I spent two days last week on a silent retreat at a Trappist monastery. I didn't have a reason for this, particularly; I'd been mildly curious about about the place since meeting one of the monks--and now that I'm working on a portion of Book Two that involves monasticism's afterlife in Protestant England, it seemed like the right time to check it out.
It was an interesting experience on a lot of levels. I hadn't expected any direct scholarly benefits, but there were several. Not only did I find a number of books I needed at the abbey bookstore, but wandering around in silence for a couple of days and trying to keep my mind blank caused some new and unexpected ideas to surface.
But there were more oblique benefits, too. I've always believed that being in certain places or making your body do certain things can make the past more present, and walking 3/4 of a mile back and forth through the fields to the abbey or getting up in the middle of the night to attend prayers did render more real the experiences of early modern worshipers. And it's one thing to "know" what a chantry is, and another to see one in action.
Because yes: on the spur of the moment I decided to forego some of my earlier plans and commit myself to attending the full cycle of the liturgy of the hours--meaning that at 2.25, 6, and 11.15 in the morning, and at 4.30 and 6.40 in the evening, I was at the abbey. Each service we sang a portion of the book of psalms. Over the course of a week, the monks get through all 150 psalms. Then they start over again.
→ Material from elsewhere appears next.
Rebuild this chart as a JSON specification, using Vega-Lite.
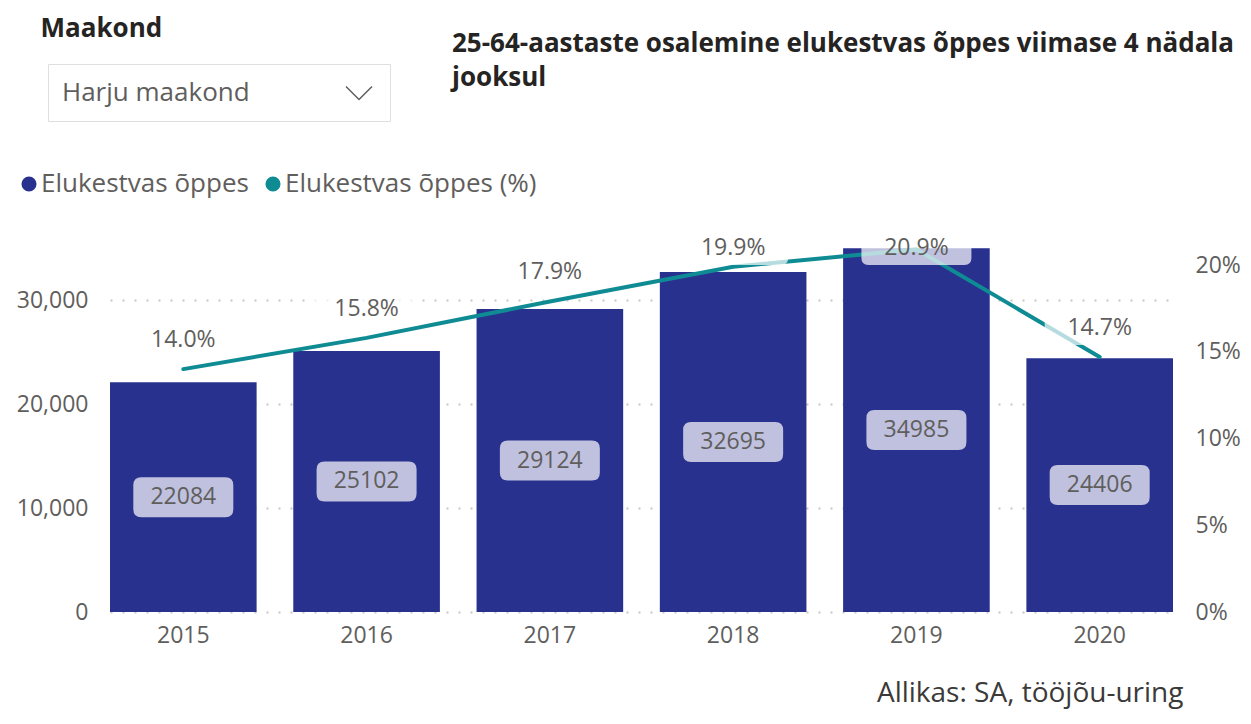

I could say a lot more about that experience, but for the purposes of this blog what interests me is the routinizing of the transcendent--that is, the bringing down to earth, and making a part of everyday life, an experience that might otherwise get aestheticized or mystified into something inapproachable, something too perfect and beautiful for normal people to share. That strikes me as something we wrestle with as academics, too, especially those of us who teach and write about Great Works of Literary Genius.
Because on the one hand, the psalms are terrific poetry, sung in a melancholy and evocative plainsong chant (and the idea of a group of people interrupting their workday at regular intervals to sing poems together is bound to warm the heart of any literature professor). But on the other hand, the liturgy of the hours isn't a performance or a commodity. Though lay-people were present at the services I attended, the liturgy isn't done for an audience. Perfection isn't the goal. Sometimes a monk with a terrible voice led the singing, because it was his turn. Sometimes one would get up and leave in the middle of the service. And always they were there in their everyday clothes and ugly, sensible shoes, rustling their psalters and prayerbooks, clearing their throats, sneezing.
The message that I take away is the importance of letting the sublime into the everyday; the psalms become a part of the round of work and rest until by repetition they're absorbed and almost embodied in each monk. The liturgy of the hours, despite its odd, old-fashioned formality, is the opposite of what happens in most churches for the major solemnities, when the goal seems to be great seriousness and high drama: professional musicians, fancy vestments, elaborate floral arrangements, signs that This Is a Big Deal--but a Big Deal that takes place in an aesthetic and spiritual realm alien to ordinary experience.
I'm as susceptible to aesthetics as anyone, and prone to wanting everything to be just so. But participating in the liturgy of the hours as just another sleepy, ill-dressed layperson reminded me of what happens in our classrooms or alone in our studies. Though we write and think about literature for a living, our lives are mostly not about glorious aesthetic or intellectual triumphs or transcendent moments of illumination. Our lives involve worrying over one little bit of one little poem; writing and rewriting a single paragraph; teaching the same text over and over again. Now and then we do have a true, original insight; craft a perfect sentence; teach an amazing class. But in between there's a lot of plugging away, a lot of days when the spirit is most definitely not with us.
Except that it is, then, too.
6 comments:
That's a fuckeloade of psalms!
Thank you. Very good post to read.
You've read Fermor's A Time to Keep Silence? If not, relevant.
This reminds me of some of Kathleen Norris' writing about monasticism.
And perhaps, on a less intense level, all liturgy is this - a scripted engagement with a set of texts and practices. There are days when it's meh, but you never know when it will hit you.
Really lovely - thank you! This resonates with my own ideas about the beauty and productivity of routine. Have you ever come across Rita Felski's article "The Invention of Everyday Life"? It thinks through everyday life as an invention of the nineteenth and twentieth centuries, so it doesn't really speak to the religious practices that you're invoking, but it might interest you nonetheless.
wonderful post, thanks. You might enjoy this article attempting to rewrite the history of American psalmody a bit: http://jams.ucpress.edu/content/65/3/691
Thanks, all--and thanks especially for the recs. Midprof, I'll definitely be checking that one out.
And yes, Susan, agreed. This is definitely what speaks to me about liturgy (and about routine more generally!).